Erst mit dem Gerichtsverfahren erhält sie die Transaktionsprotokolle der strittigen Abbuchungen - ein Computerausdruck, der zeigt, mit welchem Gerät die Überweisungen getätigt wurden. Und dort steht: Die Überweisungen erfolgten von einem Android-Gerät. Doch Ulf Weise nutzt ein Apple iPhone. Rechtsanwältin Nuriye Yildirm ist sich sicher: "Er kann es nicht gewesen sein. Er hat nicht mit seinem iPhone diese Transaktionen ausgeführt. Es ist von einem ganz anderen Gerät erfolgt." Außerdem sind ausländische IP-Adressen im Spiel, Internetzugänge, die Ulf Weise noch nie genutzt hat.
Bitkom: Bessere Sicherheitssysteme bieten größeren Schutz
Derzeit greifen Hacker auf unterschiedlichen Wegen Online-Konten an. Erst stehlen sie Zugangsdaten und dann das Geld vom Online-Konto. Nach einer Umfrage des Digitalverbands Bitkom sind 13 Prozent der befragten Internetnutzerinnen und -nutzern von Online-Banking Betrug oder dem Missbrauch von Kontodaten betroffen. Bitkom Präsident und CEO von Giesecke+Devrient Ralf Wintergerst appelliert deshalb an die Banken, bessere Sicherheitssysteme für das Online-Banking bereitzustellen.
Ein digitaler Schlüssel - der sogenannte Passkey - statt Username, Passwörtern und anderen herkömmlichen Zugangsdaten sei ratsam, so Wintergerst: "Hier müssen sich die Banken schnell anpassen. Allerdings sehen wir hier noch nicht so viel Aktivität beim Passkey. Das könnten die Banken schon besser machen und auch schneller einführen."
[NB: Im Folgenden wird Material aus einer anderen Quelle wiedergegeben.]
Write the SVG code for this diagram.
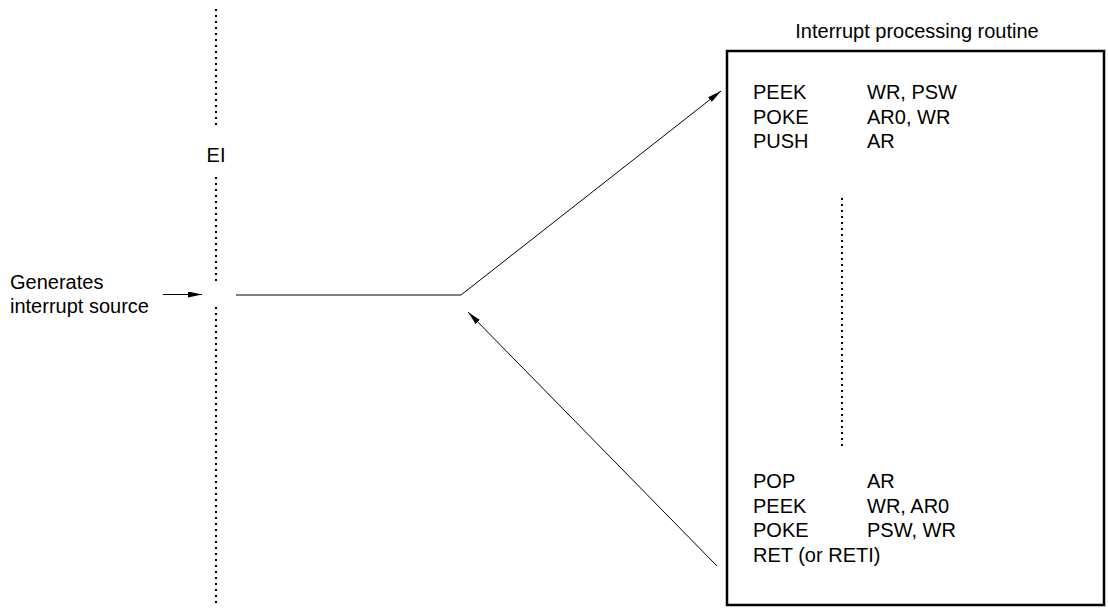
<svg xmlns="http://www.w3.org/2000/svg" width="1108" height="609" viewBox="0 0 1108 609">
<style>
text{font-family:"Liberation Sans",Arial,sans-serif;font-size:20px;fill:#000}
.dot{stroke:#000;stroke-width:2;stroke-dasharray:2 4;fill:none}
.ln{stroke:#000;stroke-width:1;fill:none}
</style>
<defs>
<marker id="ah" markerWidth="14" markerHeight="6" refX="14" refY="3" orient="auto" markerUnits="userSpaceOnUse">
<path d="M0,0 L14,3 L0,6 Z" fill="#000"/>
</marker>
</defs>
<rect width="1108" height="609" fill="#fff"/>
<g id="timeline">
<line class="dot" x1="216" y1="9" x2="216" y2="125"/>
<line class="dot" x1="216" y1="177" x2="216" y2="284"/>
<line class="dot" x1="216" y1="307" x2="216" y2="606"/>
<text x="216" y="162" text-anchor="middle">EI</text>
</g>
<g id="source">
<text x="10" y="289">Generates</text>
<text x="10" y="313">interrupt source</text>
</g>
<g id="routine">
<text x="917" y="38" text-anchor="middle">Interrupt processing routine</text>
<rect x="727" y="51" width="377" height="554" fill="none" stroke="#000" stroke-width="2.5"/>
<text x="753" y="99">PEEK</text><text x="867" y="99">WR, PSW</text>
<text x="753" y="123.5">POKE</text><text x="867" y="123.5">AR0, WR</text>
<text x="753" y="148">PUSH</text><text x="867" y="148">AR</text>
<line class="dot" x1="842" y1="198" x2="842" y2="449"/>
<text x="753" y="488">POP</text><text x="867" y="488">AR</text>
<text x="753" y="512.5">PEEK</text><text x="867" y="512.5">WR, AR0</text>
<text x="753" y="537">POKE</text><text x="867" y="537">PSW, WR</text>
<text x="753" y="561.5">RET (or RETI)</text>
</g>
<g id="connectors">
<line class="ln" x1="163" y1="294.5" x2="202" y2="294.5" marker-end="url(#ah)"/>
<polyline class="ln" points="236,295 461,295 721,91" marker-end="url(#ah)"/>
<line class="ln" x1="717" y1="566" x2="468" y2="312" marker-end="url(#ah)"/>
</g>
</svg>
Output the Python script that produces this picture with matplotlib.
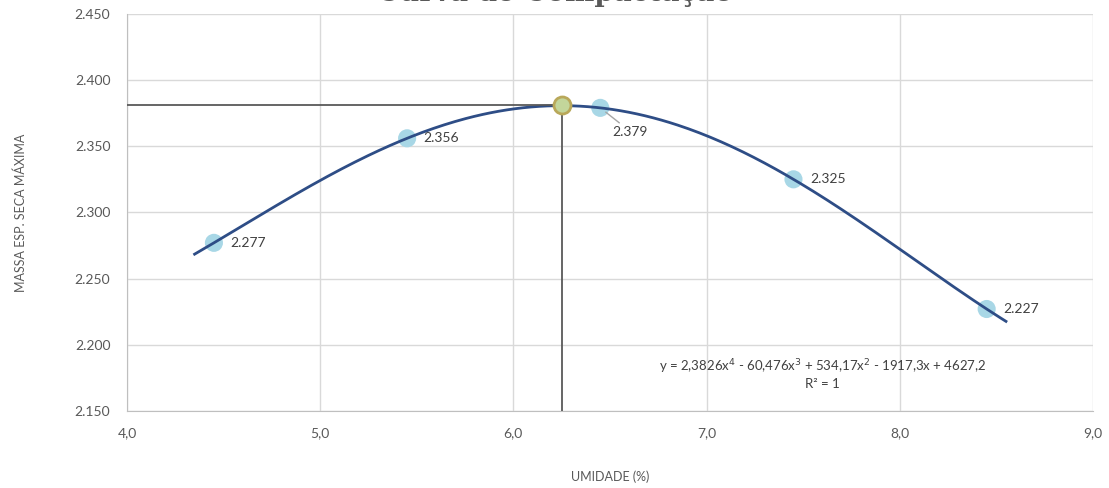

Geschädigte sollten unbedingt reagieren
Eine Anzeige bei der Polizei nach einem Betrugsfall sei unerlässlich, so Rechtsanwältin Yildirim. Geschädigte sollten jedoch nicht den Ausgang eines Ermittlungsverfahrens bei der Staatsanwaltschaft abwarten. "Diese Verfahren können sehr lange dauern und sind nicht wirklich zielführend", so Yildirim. In der Regel bestehen bei betrügerischen, nicht autorisierten Abbuchungen Ansprüche gegen die Bank. Die müssen Bankkunden zivilrechtlich verfolgen. Wichtig ist hier die Einhaltung der Frist von 13 Monaten, innerhalb derer den Abbuchungen widersprochen werden muss.
Ulf Weise hat diesen Weg gewählt und sein Geld von der Postbank erstattet bekommen. Doch Banken können sich das in solchen Fällen mittels einer Mischkalkulation über höhere Gebühren bei allen Kunden zurückholen. Mehr Sicherheit, wie der Passkey, den Bitkom fordert, ist deshalb der bessere Weg.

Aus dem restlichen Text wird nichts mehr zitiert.